What Happened to the People Who Waited: Stories from a Year of Quiet Change
Share
We asked some of the people who had waited a full year for their Crystal Year piece what had changed in the time between the deposit and the arrival. What they told us was not what we expected.
We expected stories about the object. We got stories about the year.
"It arrived on a day I didn't know I needed it to."
M. placed her deposit in December, during a period she describes as one of the harder ones — a job transition, a relationship ending, the particular fatigue of being thirty-four and feeling like she had not yet figured out what she was supposed to be doing.
She had almost forgotten about the ornament by the time it arrived. The year had moved on. She had moved on. She had started something new, quietly and without announcement, and was beginning to feel that it might actually work.
The piece arrived on a Wednesday in early December — a rose quartz point with a gold cap, wrapped in tissue in a small box. She unwrapped it standing at her kitchen counter and found, unexpectedly, that she was crying.
"It was like receiving a letter from who I was when I ordered it. That person was scared and didn't know if things would be okay. And I wanted to tell her: they are. They are."
"The wait was the practice."
T. is a ceramicist who lives and works in a small studio apartment. He ordered a smoky quartz ornament on impulse, he says, because the description resonated with something he couldn't name at the time.
Over the following year, he returned to the idea of it periodically — not obsessively, but in the way you return to a book you've bookmarked. He found himself thinking about waiting more broadly: the wait for a kiln firing to finish, the wait for a glaze to prove itself, the wait for work to become what you hope it might be.
"I think ordering it taught me something about the difference between wanting something and being ready for it. The wait was the practice. By the time it arrived, I understood what I had ordered it for."
"My apartment became a home while I waited."
J. had just moved into a new flat when he placed his deposit — bare walls, borrowed furniture, the particular emptiness of a space not yet lived in.
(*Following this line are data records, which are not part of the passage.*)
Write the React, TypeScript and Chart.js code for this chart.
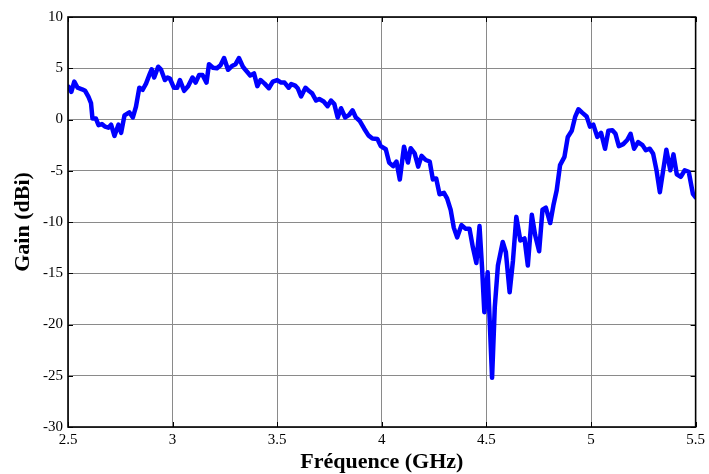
import React, { useEffect, useRef } from "react";
import { Chart, registerables } from "chart.js";

Chart.register(...registerables);

const freqGHz: number[] = [
  2.5, 2.503, 2.516, 2.53, 2.546, 2.567, 2.582, 2.598, 2.61, 2.617, 2.633, 2.646, 2.662, 2.678, 2.693,
  2.706, 2.722, 2.741, 2.754, 2.77, 2.793, 2.81, 2.825, 2.841, 2.857, 2.873, 2.889, 2.9,
  2.912, 2.931, 2.944, 2.963, 2.976, 2.987, 3.006, 3.022, 3.035, 3.055, 3.074, 3.095,
  3.11, 3.127, 3.143, 3.162, 3.174, 3.193, 3.212, 3.229, 3.246, 3.265, 3.286, 3.301,
  3.317, 3.336, 3.352, 3.371, 3.389, 3.405, 3.42, 3.44, 3.46, 3.479, 3.5, 3.519,
  3.535, 3.555, 3.567, 3.586, 3.598, 3.614, 3.635, 3.654, 3.667, 3.686, 3.701, 3.722,
  3.741, 3.757, 3.773, 3.789, 3.805, 3.825, 3.844, 3.86, 3.876, 3.895, 3.916, 3.936,
  3.955, 3.979, 3.995, 4.019, 4.035, 4.054, 4.07, 4.086, 4.106, 4.125, 4.138, 4.157,
  4.174, 4.19, 4.21, 4.229, 4.244, 4.26, 4.276, 4.297, 4.312, 4.329, 4.344, 4.36,
  4.381, 4.4, 4.419, 4.435, 4.452, 4.467, 4.479, 4.49, 4.506, 4.527, 4.54, 4.555,
  4.578, 4.593, 4.611, 4.627, 4.643, 4.662, 4.682, 4.698, 4.717, 4.733, 4.752, 4.768,
  4.784, 4.805, 4.82, 4.836, 4.852, 4.873, 4.889, 4.908, 4.924, 4.94, 4.959, 4.979,
  4.995, 5.011, 5.03, 5.048, 5.067, 5.083, 5.102, 5.117, 5.133, 5.154, 5.173, 5.189,
  5.206, 5.225, 5.246, 5.262, 5.281, 5.297, 5.313, 5.329, 5.345, 5.36, 5.379, 5.394,
  5.41, 5.429, 5.448, 5.467, 5.487, 5.5,
];

const gainDBi: number[] = [
  3.0, 3.2, 2.7, 3.7, 3.1, 2.95, 2.8, 2.2, 1.6, 0.1, 0.1, -0.55, -0.45, -0.7, -0.8,
  -0.5, -1.6, -0.5, -1.3, 0.4, 0.7, 0.2, 1.25, 3.1, 2.9, 3.5, 4.35, 4.9,
  4.1, 5.15, 4.9, 3.85, 4.1, 4.0, 3.1, 3.1, 3.85, 2.8, 3.25, 4.1,
  3.6, 4.35, 4.35, 3.6, 5.4, 5.05, 5.0, 5.3, 6.0, 4.85, 5.25, 5.4,
  6.0, 5.15, 4.75, 4.3, 4.5, 3.25, 3.85, 3.5, 3.05, 3.7, 3.85, 3.6,
  3.6, 3.1, 3.45, 3.3, 3.05, 2.25, 3.1, 2.75, 2.55, 1.85, 2.0, 1.75,
  1.3, 1.85, 1.5, 0.2, 1.1, 0.2, 0.45, 0.9, 0.2, -0.15, -0.9, -1.55,
  -1.85, -1.9, -2.6, -2.9, -4.2, -4.55, -4.1, -5.85, -2.65, -4.2, -2.8, -3.3,
  -4.6, -3.55, -3.95, -4.1, -5.85, -5.75, -7.3, -7.15, -7.7, -8.8, -10.55, -11.5,
  -10.3, -10.65, -10.65, -12.45, -14.0, -10.4, -14.4, -18.8, -14.9, -25.2, -18.3, -14.25,
  -11.95, -12.95, -16.85, -13.75, -9.5, -11.8, -11.6, -14.25, -9.3, -11.3, -12.85, -8.8,
  -8.6, -10.1, -8.4, -6.9, -4.45, -3.65, -1.7, -1.1, 0.25, 1.0, 0.65, 0.3,
  -0.7, -0.5, -1.7, -1.3, -2.85, -1.1, -1.05, -1.4, -2.6, -2.4, -2.0, -1.4,
  -2.85, -2.2, -2.5, -3.0, -2.85, -3.35, -4.95, -7.1, -4.95, -2.95, -4.95, -3.4,
  -5.35, -5.6, -4.95, -5.1, -7.25, -7.6,
];

const xTicks: number[] = [2.5, 3, 3.5, 4, 4.5, 5, 5.5];
const yTicks: number[] = [-30, -25, -20, -15, -10, -5, 0, 5, 10];
const xTitle = "Fréquence (GHz)";
const yTitle = "Gain (dBi)";

const FONT = "'Liberation Serif', 'Times New Roman', serif";

const boxPlugin = {
  id: "boxPlugin",
  afterDraw(chart: any) {
    const { ctx, chartArea } = chart;
    const { left, right, top, bottom } = chartArea;
    const xs = chart.scales.x;
    const ys = chart.scales.y;
    ctx.save();
    ctx.strokeStyle = "#000";
    ctx.lineWidth = 1;
    ctx.beginPath();
    const tl = 5;
    xTicks.forEach((v) => {
      const px = Math.round(xs.getPixelForValue(v)) + 0.5;
      ctx.moveTo(px, bottom);
      ctx.lineTo(px, bottom - tl);
      ctx.moveTo(px, top);
      ctx.lineTo(px, top + tl);
    });
    yTicks.forEach((v) => {
      const py = Math.round(ys.getPixelForValue(v)) + 0.5;
      ctx.moveTo(left, py);
      ctx.lineTo(left + tl, py);
      ctx.moveTo(right, py);
      ctx.lineTo(right - tl, py);
    });
    ctx.stroke();
    ctx.lineWidth = 1.6;
    ctx.strokeRect(left, top, right - left, bottom - top);
    ctx.restore();
  },
};

export default function App() {
  const ref = useRef<HTMLCanvasElement | null>(null);
  useEffect(() => {
    document.body.style.margin = "0";
    if (!ref.current) return;
    const points = freqGHz.map((f, i) => ({ x: f, y: gainDBi[i] }));
    const chart = new Chart(ref.current, {
      type: "line",
      data: {
        datasets: [
          {
            data: points,
            borderColor: "#0000FF",
            borderWidth: 4.5,
            pointRadius: 0,
            tension: 0,
            fill: false,
            borderJoinStyle: "round",
            borderCapStyle: "round",
          },
        ],
      },
      options: {
        animation: false,
        responsive: false,
        maintainAspectRatio: false,
        layout: { padding: { top: 17, right: 12, left: 0, bottom: 0 } },
        plugins: { legend: { display: false }, tooltip: { enabled: false } },
        scales: {
          x: {
            type: "linear",
            min: 2.5,
            max: 5.5,
            afterBuildTicks: (s: any) => {
              s.ticks = xTicks.map((v) => ({ value: v }));
            },
            afterFit: (s: any) => {
              s.height = 47;
            },
            grid: { color: "#8a8a8a", lineWidth: 1, drawTicks: false },
            border: { display: false },
            ticks: {
              color: "#000",
              font: { family: FONT, size: 15 },
              padding: 4,
              maxRotation: 0,
              callback: (v: any) => String(v),
            },
            title: {
              display: true,
              text: xTitle,
              color: "#000",
              font: { family: FONT, size: 22, weight: "bold", lineHeight: 1.1 },
              padding: { top: 0, bottom: 0 },
            },
          },
          y: {
            type: "linear",
            min: -30,
            max: 10,
            afterBuildTicks: (s: any) => {
              s.ticks = yTicks.map((v) => ({ value: v }));
            },
            afterFit: (s: any) => {
              s.width = 68;
            },
            grid: { color: "#8a8a8a", lineWidth: 1, drawTicks: false },
            border: { display: false },
            ticks: {
              color: "#000",
              font: { family: FONT, size: 15 },
              padding: 5,
              callback: (v: any) => String(v),
            },
            title: {
              display: true,
              text: yTitle,
              color: "#000",
              font: { family: FONT, size: 22, weight: "bold", lineHeight: 1.1 },
              padding: { top: 11, bottom: 0 },
            },
          },
        },
      },
      plugins: [boxPlugin],
    });
    return () => chart.destroy();
  }, []);
  return <canvas ref={ref} width={709} height={474} style={{ display: "block" }} />;
}
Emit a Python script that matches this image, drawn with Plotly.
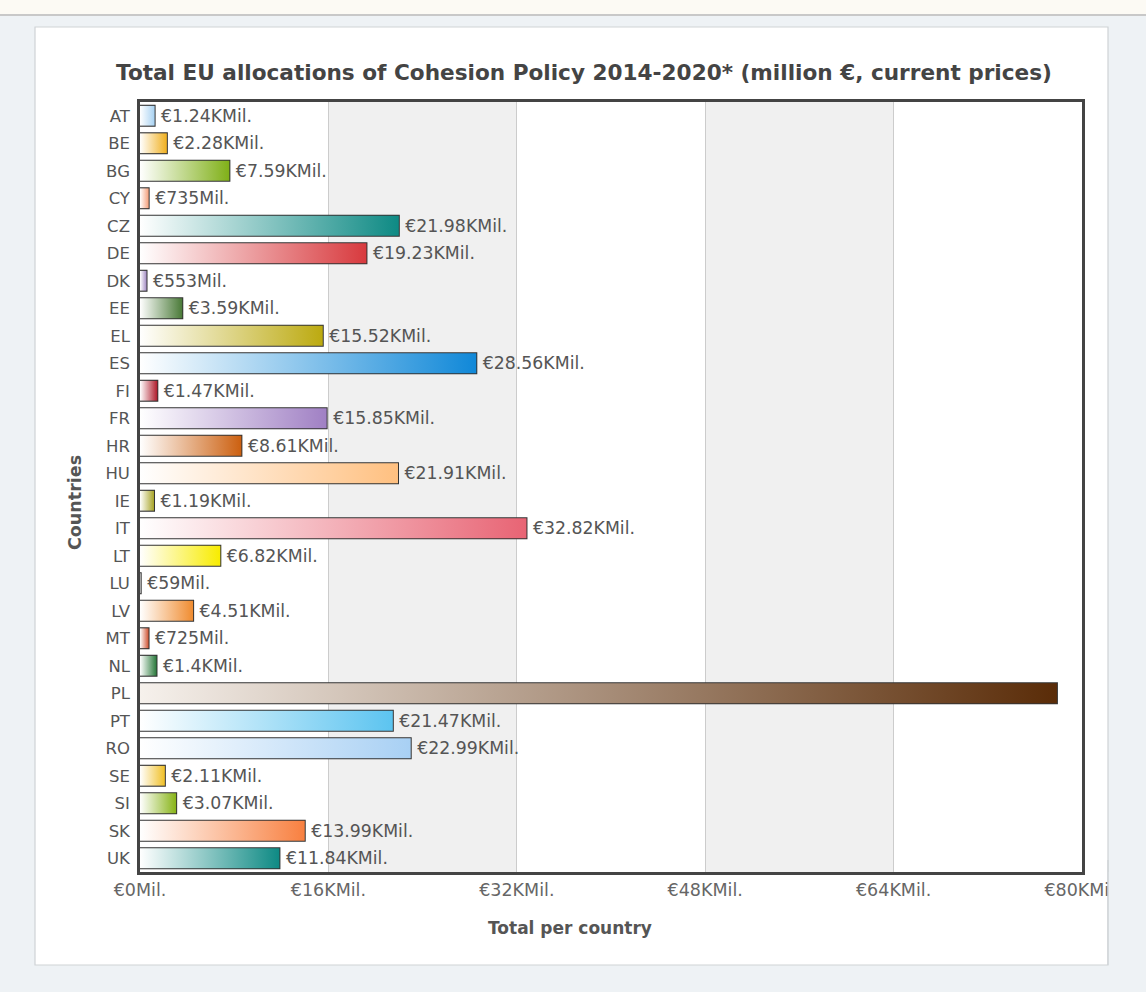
import plotly.graph_objects as go

countries = ["AT", "BE", "BG", "CY", "CZ", "DE", "DK", "EE", "EL", "ES", "FI", "FR", "HR", "HU",
             "IE", "IT", "LT", "LU", "LV", "MT", "NL", "PL", "PT", "RO", "SE", "SI", "SK", "UK"]
values = [1240, 2280, 7590, 735, 21980, 19230, 553, 3590, 15520, 28560, 1470, 15850, 8610, 21910,
          1190, 32820, 6820, 59, 4510, 725, 1400, 77870, 21470, 22990, 2110, 3070, 13990, 11840]
end_colors = ["#a8d2f2", "#f0b020", "#80b018", "#f4a07c", "#0e8a84", "#d83a3e", "#a48cc4", "#4a7a38",
              "#bcaa10", "#1088d8", "#b01c2c", "#a080c4", "#cc6010", "#ffc080",
              "#a8a428", "#e86474", "#f8ec00", "#cccccc", "#f08c30", "#d05434", "#2a7a3c", "#5a2c08",
              "#5cc4f0", "#a8d0f4", "#f0c028", "#88b418", "#f88040", "#0e8a84"]
start_colors = ["#ffffff"] * len(countries)
start_colors[countries.index("PL")] = "#f6f1ec"
x_ticks = [0, 16000, 32000, 48000, 64000, 80000]
x_tick_text = ["€0Mil.", "€16KMil.", "€32KMil.", "€48KMil.", "€64KMil.", "€80KMil."]


def fmt(v):
    if v < 1000:
        return f"€{v}Mil."
    s = f"{v / 1000:.2f}".rstrip("0").rstrip(".")
    return f"€{s}KMil."


labels = ["\u2009" + fmt(v) for v in values]
labels[countries.index("PL")] = "€77KMil."

idx = list(range(len(countries)))
half = 0.36
FONT = "DejaVu Sans, Verdana, sans-serif"
W, H = 1146, 992
L, R, T, B = 140, 1082, 102, 872
PW, PH = R - L, B - T


def px(xp):
    return (xp - L) / PW


def py(yp):
    return (B - yp) / PH


fig = go.Figure()

# gradient fills
for i, (c, v) in enumerate(zip(countries, values)):
    fig.add_trace(go.Scatter(
        x=[0, v, v, 0, 0],
        y=[i - half, i - half, i + half, i + half, i - half],
        mode="lines", line=dict(width=0), fill="toself",
        fillgradient=dict(type="horizontal",
                          colorscale=[[0, start_colors[i]], [1, end_colors[i]]]),
        hoverinfo="skip", showlegend=False))

text_pos = ["inside" if c == "PL" else "outside" for c in countries]
text_col = ["#6a4020" if c == "PL" else "#555555" for c in countries]

fig.add_trace(go.Bar(
    x=values, y=idx, orientation="h", width=2 * half,
    marker=dict(color="rgba(0,0,0,0)", line=dict(color="#333333", width=2)),
    text=labels, textposition=text_pos, insidetextanchor="end",
    textfont=dict(family=FONT, size=17.5, color=text_col),
    cliponaxis=False, showlegend=False, hoverinfo="x+y"))

BG = "#eef2f5"
shapes = [
    # top strip
    dict(type="rect", xref="paper", yref="paper", x0=px(-20), x1=px(W + 20), y0=py(15), y1=py(-20),
         fillcolor="#fcfaf4", line=dict(width=0), layer="below"),
    dict(type="line", xref="paper", yref="paper",
         x0=px(-20), x1=px(W + 20), y0=py(15), y1=py(15),
         line=dict(color="#c8c8c8", width=2), layer="below"),
    # white card
    dict(type="rect", xref="paper", yref="paper",
         x0=px(35), x1=px(1108), y0=py(965), y1=py(27),
         fillcolor="white", line=dict(color="#cfd3d6", width=1.2), layer="below"),
    # clip of right tick label by the card edge
    dict(type="rect", xref="paper", yref="paper",
         x0=px(1108.6), x1=px(W + 20), y0=py(965), y1=py(872),
         fillcolor=BG, line=dict(width=0), layer="above"),
    dict(type="line", xref="paper", yref="paper",
         x0=px(1108), x1=px(1108), y0=py(965), y1=py(860),
         line=dict(color="#cfd3d6", width=1.2), layer="above"),
]
for a, b in [(16000, 32000), (48000, 64000)]:
    shapes.append(dict(type="rect", xref="x", yref="paper", x0=a, x1=b, y0=0, y1=1,
                       fillcolor="#f0f0f0", line=dict(width=0), layer="below"))

annotations = [
    dict(text="<b>Total per country</b>", xref="paper", yref="paper",
         x=px(570), y=py(928), xanchor="center", yanchor="middle", showarrow=False,
         font=dict(family=FONT, size=17, color="#555555")),
    dict(text="<b>Countries</b>", xref="paper", yref="paper", textangle=-90,
         x=px(75), y=py(503), xanchor="center", yanchor="middle", showarrow=False,
         font=dict(family=FONT, size=17.5, color="#555555")),
]

fig.update_layout(
    width=W, height=H,
    paper_bgcolor=BG, plot_bgcolor="rgba(0,0,0,0)",
    margin=dict(l=L, r=W - R, t=T, b=H - B),
    shapes=shapes, annotations=annotations,
    title=dict(text="<b>Total EU allocations of Cohesion Policy 2014-2020* (million €, current prices)</b>",
               x=584 / W, xanchor="center", y=1 - 72 / H, yanchor="middle",
               font=dict(family="DejaVu Sans, sans-serif", size=21.6, color="#444444")),
    xaxis=dict(range=[0, 80000], tickvals=x_ticks, ticktext=x_tick_text,
               showgrid=True, gridcolor="#cccccc", gridwidth=1, zeroline=False,
               showline=True, mirror=True, linecolor="#444444", linewidth=2.5,
               tickfont=dict(family=FONT, size=17.5, color="#666666"), ticks="", ticklabelstandoff=0),
    yaxis=dict(range=[len(countries) - 0.5, -0.5], tickvals=idx, ticktext=countries,
               showgrid=False, zeroline=False,
               showline=True, mirror=True, linecolor="#444444", linewidth=2.5,
               tickfont=dict(family=FONT, size=16.5, color="#555555"), ticks="", ticklabelstandoff=4),
    font=dict(family=FONT),
)

fig.write_html("out.html")
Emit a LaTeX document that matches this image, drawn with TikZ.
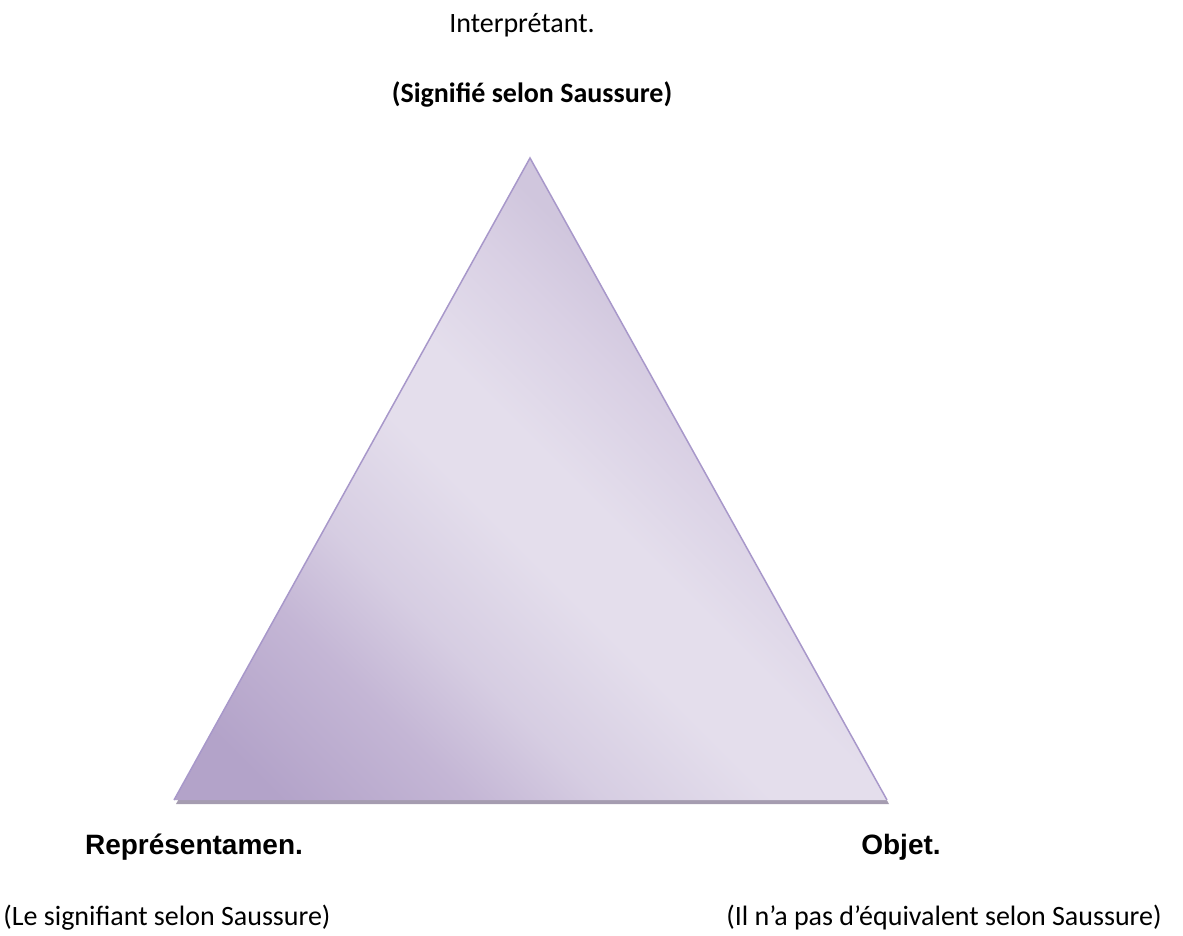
\documentclass[tikz,border=0pt]{standalone}
\usepackage{fontspec}
\setmainfont{Carlito}
\newfontfamily\arialfont{Liberation Sans}
\usetikzlibrary{positioning}

\definecolor{tridark}{HTML}{B3A3C9}
\definecolor{trimid}{HTML}{C4B6D5}
\definecolor{trisoft}{HTML}{D6CDE2}
\definecolor{trilight}{HTML}{E4DEEC}
\definecolor{trifade}{HTML}{D9D0E4}
\definecolor{tritop}{HTML}{D0C6DD}
\definecolor{triedge}{HTML}{A898CA}
\definecolor{trishadow}{HTML}{A59CB0}

\pgfdeclarehorizontalshading{trigloss}{100bp}{color(0bp)=(tridark); color(20bp)=(tridark); color(30bp)=(trimid); color(37bp)=(trisoft); color(46bp)=(trilight); color(52bp)=(trilight); color(60bp)=(trifade); color(65bp)=(tritop); color(100bp)=(tritop)}

\begin{document}
\begin{tikzpicture}[x=1pt, y=-1pt, every node/.style={inner sep=0pt, anchor=base, font=\fontsize{28}{32}\selectfont}]
        \useasboundingbox (0,0) rectangle (1183,936);

        % Corners of the triangle
        \coordinate (interp) at (530,158);
        \coordinate (repr) at (174,800);
        \coordinate (obj) at (887,800);

        % Shadow, shaded body and edge
        \fill[trishadow] ([shift={(2,4)}]repr) -- ([shift={(2,4)}]interp) -- ([shift={(2,4)}]obj) -- cycle;
        \shade[shading=trigloss, shading angle=45] (repr) -- (interp) -- (obj) -- cycle;
        \draw[triedge, line width=1.5pt, line join=miter] (repr) -- (interp) -- (obj);

        % Labels
        \node (interpname) at (522,33) {Interprétant.};
        \node (interpnote) at (532,103) {\bfseries (Signifié selon Saussure)};
        \node (reprname) at (194,854) {\arialfont\bfseries Représentamen.};
        \node (objname) at (901,854) {\arialfont\bfseries Objet.};
        \node (reprnote) at (167,925) {(Le signifiant selon Saussure)};
        \node (objnote) at (944,925) {(Il n’a pas d’équivalent selon Saussure)};
      \end{tikzpicture}
\end{document}
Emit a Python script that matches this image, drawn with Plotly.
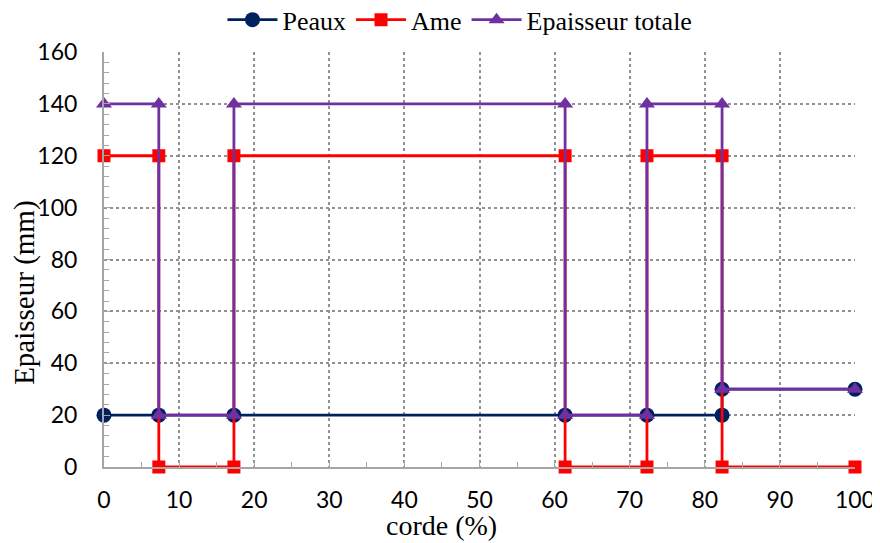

He ordered the ornament as a kind of intention: something for the window of a place he hoped would become real.
Over the following twelve months, the flat became real. A plant that survived. A rug chosen carefully. Friends who began to treat it as a place they could arrive at. A kitchen that started to smell like cooking rather than cardboard.
When the ornament arrived in December, he hung it in the window he had imagined it in. The flat it hung in was not the flat he had ordered it for. It was better.
"It's become a kind of landmark for the year. Not what happened — I mean, a lot happened — but the feeling of the year. The feeling of something becoming."
What We Take from These Stories
The object does not cause the change. We want to be clear about that. What seems to happen is something more oblique: the act of committing to something — placing a deposit, choosing to wait, holding an intention loosely for twelve months — creates a relationship with time that is unusual in contemporary life.
Most of our interactions with objects are immediate. We see, we want, we order, it arrives, the wanting subsides. There is no space for anything to happen between the desire and the fulfillment.
A year-long wait creates that space. What people seem to do with it, more often than not, is grow.
The ornament arrives as a marker of that growth — not the cause, but the witness. A small, beautiful object that has been waiting with you, in its own way, for the same twelve months.